The BBC analyzes the notion that “for young people, the health risks from the vaccine are greater than from Covid” — but Joe Rogan made no such claim. Rogan actually said, “I don’t think it’s true there’s an increased risk of myocarditis from people catching COVID-19 that are young, versus the risk from the vaccine.” (Emphasis added.)

In a hilarious pratfall, the study that the BBC cited, in fact, backs Rogan’s (actual) claim.

The findings show the risks of myocarditis associated with the two mRNA vaccines to be slightly higher in people aged under 40 and particularly after the second Moderna vaccine. For these people, the study estimated that there were an extra 10 myocarditis events per million people following a positive SARS-CoV-2 test and an extra 15 per million following a second dose of mRNA-1273 (Moderna) vaccine.

But the BBC’s nuclear moment is, of course, the Robert Malone episode.

The BBC notes, “One of Mr Rogan’s most controversial guests has been the virologist Robert Malone […] Among the misleading claims made in this podcast episode was one suggesting people who are vaccinated after having Covid-19 are at greater risk of adverse side effects,” the BBC fact-check said.

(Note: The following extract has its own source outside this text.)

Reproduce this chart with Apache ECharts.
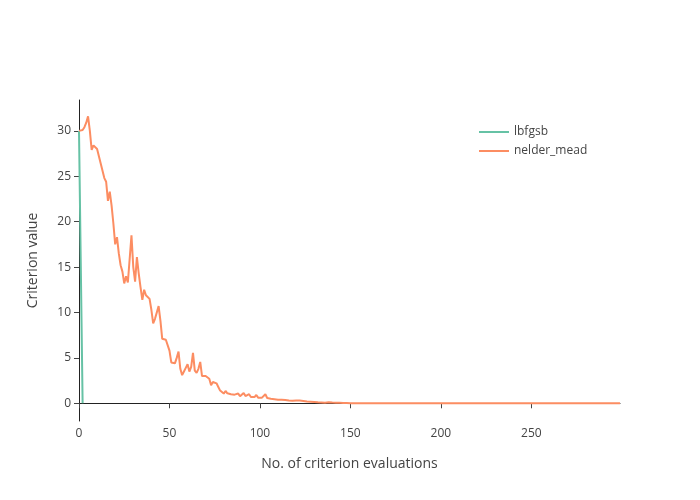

The BBC then verifies the accuracy of that claim. “In one UK study, researchers found that vaccine after effects were more common in those who already had Covid,” the BBC notes, although it says the study “only looked at mild after effects, such as fatigue, chills and headaches.” The BBC offers no additional refutation.

The Daily Wire

I can only emphasise again: never trust a fact-checker. Not even me: check the above for yourself, I encourage you.